Comments submitted on behalf…

ERO number

019-6813

Comment ID

91406

Commenting on behalf of

Kawartha Lakes Municipal Heritage Committee

Comment status

Comment approved More about comment statuses

Comment

Comments submitted on behalf of the Kawartha Lakes Municipal Heritage Committee related to section 4.6 - Cultural Heritage:
• The removal of “significant” from both the definitions and policy 4.6.1 does not align with the relevant legislative direction under the Ontario Heritage Act and Ontario Regulation 9/06 which identifies how significance is determined. The change from “significant” cultural heritage resources to “protected” heritage resources does not recognize the need for or ability of municipalities to preserve and protect heritage resources which are not necessarily protected through the land use planning process. Given the limited resources of most municipalities to identify and protect heritage resources in advance of the receipt of development proposals, it does not allow for flexibility or scope to protect resources within the context of the land use planning process which may have a detrimental impact on communities which value these resources and liveable vibrant communities within Ontario.
• The revisions related to development and site alterations related to adjacent properties under policy 4.6.2 do not identify how a proponent can demonstrate that the heritage attributes of a protected heritage attribute will be conserved.

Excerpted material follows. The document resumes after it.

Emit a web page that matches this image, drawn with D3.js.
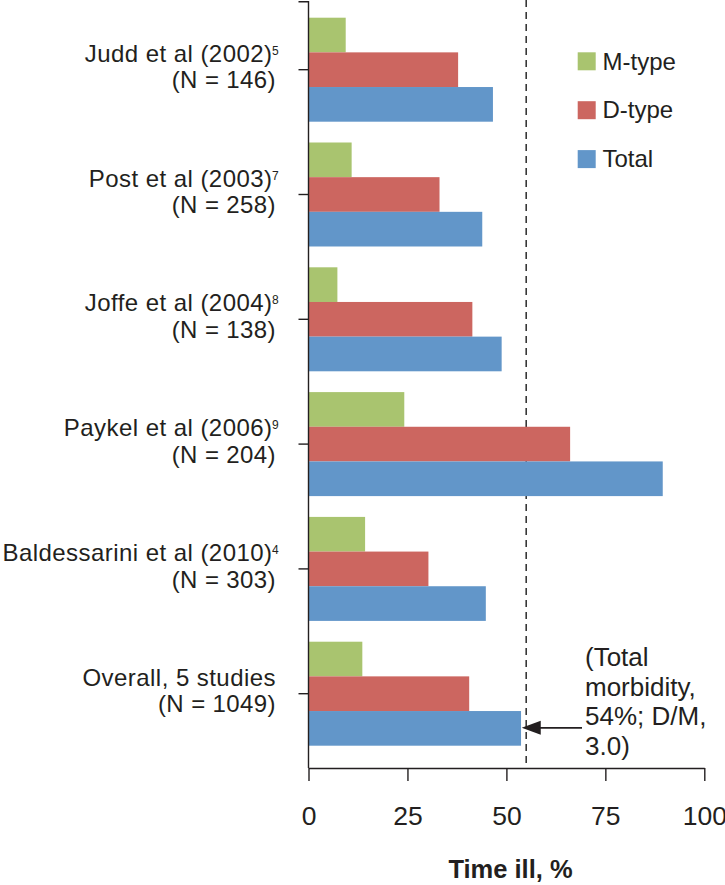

The former policy, which expressly directs evaluation of the proposal to occur, was clearer for both a municipality and proponent as to how this policy direction could be fulfilled.
• Policy 4.6.5 correctly adds that municipalities should engage early with indigenous communities which provides additional direction as to the expectation with regard to indigenous engagement. However, further clarification as to the meaning of “early” needs to identified within this policy to ensure expectations between indigenous communities and municipalities are the same and reflective of the duty to consult as delegated to municipalities by the Crown.
• Similarly, the scoping of the matters on which municipalities must engage with indigenous communities is problematic within this policy. As written, the policy direct planning authorities to engage in relation to “archaeological resources, built heritage resources, and cultural heritage landscapes” as opposed to “cultural heritage and archaeological resources” more broadly. This limits the direction to municipalities to engage on matters related to intangible indigenous cultural heritage and other heritage resource that do not fall within the specific categories mentioned in the proposed policies. This has the potential to violate indigenous treaty rights and the constitutional duty to consult by limiting the scope of consultation and should be reconsidered.
• The removal of municipal discretion in defining the definition of adjacent is problematic in light of the many municipal Official Plans across the province which have alternative or expanded definitions of adjacent. In particular, it is problematic in rural municipalities where properties may be visually contiguous but not legally contiguous through land features such as unopened road allowances and where there may be substantial scope for impact on an adjacent heritage property.
• The change in definition of archaeological resources means that archaeological fieldwork is no longer required to identify and evaluate archaeological resources. This has the potential to significantly impact development by not undertaking appropriate on-site due diligence prior to development approval and increases the likelihood of unexpected finds during construction and the delay of project completion.
• This change in definition to archaeological resources and the removal of the requirement to do fieldwork may also have the potential to impact indigenous treaty rights by not requiring a level of due diligence that could identify indigenous archaeological concerns on a site and identify mitigation measures prior to construction. Through a lack of due diligence, there is the potential to have a negative impact on indigenous cultural heritage resources, which may result in delays for development proponents, challenges for municipalities and potential violation of treaty rights.
• The new definition for areas of archaeological potential notes that areas are to be evaluation using processes and criteria established under the Ontario Heritage Act. Theses processes and criteria do not exist and will need to be established for this definition to mean anything.
• The new definition of heritage attributes limits the heritage attributes of a property to physical features on a property and exclude a range of intangible heritage attributes that may have a significant bearing on the cultural heritage value of the property. This definition does not align with the criteria identified for designation under Ontario Regulation 9/06 which explicitly identify categories for evaluation based on intangible attributes. From a more practical perspective, it limits the ability of municipalities to address attributes such as views and viewscapes when evaluating a development proposal which may have significant impact on both a heritage property and streetscapes and landscapes in general and, by extension, a substantial impact on how communities develop and livability for their residents.
• Similar to other amendments being proposed, the change of definition to heritage attributes also has the potential to impact indigenous treaty rights by limiting the scope of heritage attributes as many heritage attributes related to indigenous cultural heritage resources are intangible and cultural features. The inability to consider these within a development proposal may have substantial impact on indigenous cultural heritage resources and limit the ability of municipalities to fulfil their delegated obligations with regard to the duty to consult to mitigate impact on indigenous cultural heritage resources.